* [What you have to do]: Give back all the data exactly, line by line.

* [Data segment]:
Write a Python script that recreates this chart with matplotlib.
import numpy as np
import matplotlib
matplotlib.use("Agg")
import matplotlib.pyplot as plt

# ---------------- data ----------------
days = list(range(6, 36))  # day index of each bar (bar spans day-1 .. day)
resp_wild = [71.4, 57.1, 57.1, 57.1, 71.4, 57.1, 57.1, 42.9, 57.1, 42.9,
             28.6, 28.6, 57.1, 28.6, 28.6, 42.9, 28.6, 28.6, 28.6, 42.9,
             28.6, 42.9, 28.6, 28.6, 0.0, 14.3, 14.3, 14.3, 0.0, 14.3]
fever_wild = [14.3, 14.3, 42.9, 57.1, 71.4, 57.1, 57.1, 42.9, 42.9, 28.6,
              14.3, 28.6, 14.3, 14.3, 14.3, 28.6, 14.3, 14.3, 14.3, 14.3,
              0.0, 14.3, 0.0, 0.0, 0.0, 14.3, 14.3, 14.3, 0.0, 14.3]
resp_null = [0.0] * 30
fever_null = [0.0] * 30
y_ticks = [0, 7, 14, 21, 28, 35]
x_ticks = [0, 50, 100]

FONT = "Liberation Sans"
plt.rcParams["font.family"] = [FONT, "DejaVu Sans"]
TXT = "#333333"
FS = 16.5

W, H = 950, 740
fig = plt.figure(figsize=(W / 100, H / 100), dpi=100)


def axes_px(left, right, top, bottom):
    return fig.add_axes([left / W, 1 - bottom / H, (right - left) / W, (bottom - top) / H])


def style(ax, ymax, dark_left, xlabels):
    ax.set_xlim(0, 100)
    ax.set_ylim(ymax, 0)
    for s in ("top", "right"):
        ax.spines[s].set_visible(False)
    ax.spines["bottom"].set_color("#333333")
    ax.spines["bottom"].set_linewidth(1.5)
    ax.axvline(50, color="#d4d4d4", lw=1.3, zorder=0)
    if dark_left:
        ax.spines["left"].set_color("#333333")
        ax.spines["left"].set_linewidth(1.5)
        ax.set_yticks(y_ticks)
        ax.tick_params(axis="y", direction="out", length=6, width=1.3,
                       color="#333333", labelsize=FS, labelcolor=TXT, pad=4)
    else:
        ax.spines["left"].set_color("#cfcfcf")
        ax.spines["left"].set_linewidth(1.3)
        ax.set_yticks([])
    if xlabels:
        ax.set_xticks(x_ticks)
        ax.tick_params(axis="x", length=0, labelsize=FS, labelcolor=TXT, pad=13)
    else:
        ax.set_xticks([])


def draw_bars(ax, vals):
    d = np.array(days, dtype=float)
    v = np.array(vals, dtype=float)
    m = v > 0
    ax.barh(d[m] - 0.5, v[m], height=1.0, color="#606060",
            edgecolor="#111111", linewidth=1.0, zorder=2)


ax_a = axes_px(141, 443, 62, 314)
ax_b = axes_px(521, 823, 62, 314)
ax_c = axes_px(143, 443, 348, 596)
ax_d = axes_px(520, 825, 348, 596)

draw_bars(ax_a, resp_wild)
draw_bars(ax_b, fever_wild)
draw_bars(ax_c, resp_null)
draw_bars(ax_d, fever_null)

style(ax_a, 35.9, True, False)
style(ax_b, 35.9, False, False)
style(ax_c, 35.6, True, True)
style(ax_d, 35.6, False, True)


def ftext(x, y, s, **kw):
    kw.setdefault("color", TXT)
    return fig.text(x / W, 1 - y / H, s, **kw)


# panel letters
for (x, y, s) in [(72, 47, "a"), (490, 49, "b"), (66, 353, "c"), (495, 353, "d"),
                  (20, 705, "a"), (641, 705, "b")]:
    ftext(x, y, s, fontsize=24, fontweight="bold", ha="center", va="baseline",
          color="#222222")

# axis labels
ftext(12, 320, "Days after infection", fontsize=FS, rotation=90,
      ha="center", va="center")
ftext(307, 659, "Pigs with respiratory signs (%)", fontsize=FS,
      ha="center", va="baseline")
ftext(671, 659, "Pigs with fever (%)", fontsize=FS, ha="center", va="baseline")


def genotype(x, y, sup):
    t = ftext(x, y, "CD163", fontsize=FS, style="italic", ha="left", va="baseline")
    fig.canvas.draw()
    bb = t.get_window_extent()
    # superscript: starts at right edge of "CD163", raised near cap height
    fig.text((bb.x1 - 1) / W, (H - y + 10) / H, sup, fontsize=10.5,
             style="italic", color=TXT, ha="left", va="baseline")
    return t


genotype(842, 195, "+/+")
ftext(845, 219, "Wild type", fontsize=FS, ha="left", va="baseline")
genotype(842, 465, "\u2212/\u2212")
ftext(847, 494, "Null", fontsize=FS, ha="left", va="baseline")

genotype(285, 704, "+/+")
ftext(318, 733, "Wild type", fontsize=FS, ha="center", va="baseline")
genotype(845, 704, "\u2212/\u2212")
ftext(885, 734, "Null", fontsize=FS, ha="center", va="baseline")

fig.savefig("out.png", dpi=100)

* [Result of the exercise]:
Write a Python script that recreates this chart with matplotlib.
import numpy as np
import matplotlib
matplotlib.use("Agg")
import matplotlib.pyplot as plt

# ---------------- data ----------------
days = list(range(6, 36))  # day index of each bar (bar spans day-1 .. day)
resp_wild = [71.4, 57.1, 57.1, 57.1, 71.4, 57.1, 57.1, 42.9, 57.1, 42.9,
             28.6, 28.6, 57.1, 28.6, 28.6, 42.9, 28.6, 28.6, 28.6, 42.9,
             28.6, 42.9, 28.6, 28.6, 0.0, 14.3, 14.3, 14.3, 0.0, 14.3]
fever_wild = [14.3, 14.3, 42.9, 57.1, 71.4, 57.1, 57.1, 42.9, 42.9, 28.6,
              14.3, 28.6, 14.3, 14.3, 14.3, 28.6, 14.3, 14.3, 14.3, 14.3,
              0.0, 14.3, 0.0, 0.0, 0.0, 14.3, 14.3, 14.3, 0.0, 14.3]
resp_null = [0.0] * 30
fever_null = [0.0] * 30
y_ticks = [0, 7, 14, 21, 28, 35]
x_ticks = [0, 50, 100]

FONT = "Liberation Sans"
plt.rcParams["font.family"] = [FONT, "DejaVu Sans"]
TXT = "#333333"
FS = 16.5

W, H = 950, 740
fig = plt.figure(figsize=(W / 100, H / 100), dpi=100)


def axes_px(left, right, top, bottom):
    return fig.add_axes([left / W, 1 - bottom / H, (right - left) / W, (bottom - top) / H])


def style(ax, ymax, dark_left, xlabels):
    ax.set_xlim(0, 100)
    ax.set_ylim(ymax, 0)
    for s in ("top", "right"):
        ax.spines[s].set_visible(False)
    ax.spines["bottom"].set_color("#333333")
    ax.spines["bottom"].set_linewidth(1.5)
    ax.axvline(50, color="#d4d4d4", lw=1.3, zorder=0)
    if dark_left:
        ax.spines["left"].set_color("#333333")
        ax.spines["left"].set_linewidth(1.5)
        ax.set_yticks(y_ticks)
        ax.tick_params(axis="y", direction="out", length=6, width=1.3,
                       color="#333333", labelsize=FS, labelcolor=TXT, pad=4)
    else:
        ax.spines["left"].set_color("#cfcfcf")
        ax.spines["left"].set_linewidth(1.3)
        ax.set_yticks([])
    if xlabels:
        ax.set_xticks(x_ticks)
        ax.tick_params(axis="x", length=0, labelsize=FS, labelcolor=TXT, pad=13)
    else:
        ax.set_xticks([])


def draw_bars(ax, vals):
    d = np.array(days, dtype=float)
    v = np.array(vals, dtype=float)
    m = v > 0
    ax.barh(d[m] - 0.5, v[m], height=1.0, color="#606060",
            edgecolor="#111111", linewidth=1.0, zorder=2)


ax_a = axes_px(141, 443, 62, 314)
ax_b = axes_px(521, 823, 62, 314)
ax_c = axes_px(143, 443, 348, 596)
ax_d = axes_px(520, 825, 348, 596)

draw_bars(ax_a, resp_wild)
draw_bars(ax_b, fever_wild)
draw_bars(ax_c, resp_null)
draw_bars(ax_d, fever_null)

style(ax_a, 35.9, True, False)
style(ax_b, 35.9, False, False)
style(ax_c, 35.6, True, True)
style(ax_d, 35.6, False, True)


def ftext(x, y, s, **kw):
    kw.setdefault("color", TXT)
    return fig.text(x / W, 1 - y / H, s, **kw)


# panel letters
for (x, y, s) in [(72, 47, "a"), (490, 49, "b"), (66, 353, "c"), (495, 353, "d"),
                  (20, 705, "a"), (641, 705, "b")]:
    ftext(x, y, s, fontsize=24, fontweight="bold", ha="center", va="baseline",
          color="#222222")

# axis labels
ftext(12, 320, "Days after infection", fontsize=FS, rotation=90,
      ha="center", va="center")
ftext(307, 659, "Pigs with respiratory signs (%)", fontsize=FS,
      ha="center", va="baseline")
ftext(671, 659, "Pigs with fever (%)", fontsize=FS, ha="center", va="baseline")


def genotype(x, y, sup):
    t = ftext(x, y, "CD163", fontsize=FS, style="italic", ha="left", va="baseline")
    fig.canvas.draw()
    bb = t.get_window_extent()
    # superscript: starts at right edge of "CD163", raised near cap height
    fig.text((bb.x1 - 1) / W, (H - y + 10) / H, sup, fontsize=10.5,
             style="italic", color=TXT, ha="left", va="baseline")
    return t


genotype(842, 195, "+/+")
ftext(845, 219, "Wild type", fontsize=FS, ha="left", va="baseline")
genotype(842, 465, "\u2212/\u2212")
ftext(847, 494, "Null", fontsize=FS, ha="left", va="baseline")

genotype(285, 704, "+/+")
ftext(318, 733, "Wild type", fontsize=FS, ha="center", va="baseline")
genotype(845, 704, "\u2212/\u2212")
ftext(885, 734, "Null", fontsize=FS, ha="center", va="baseline")

fig.savefig("out.png", dpi=100)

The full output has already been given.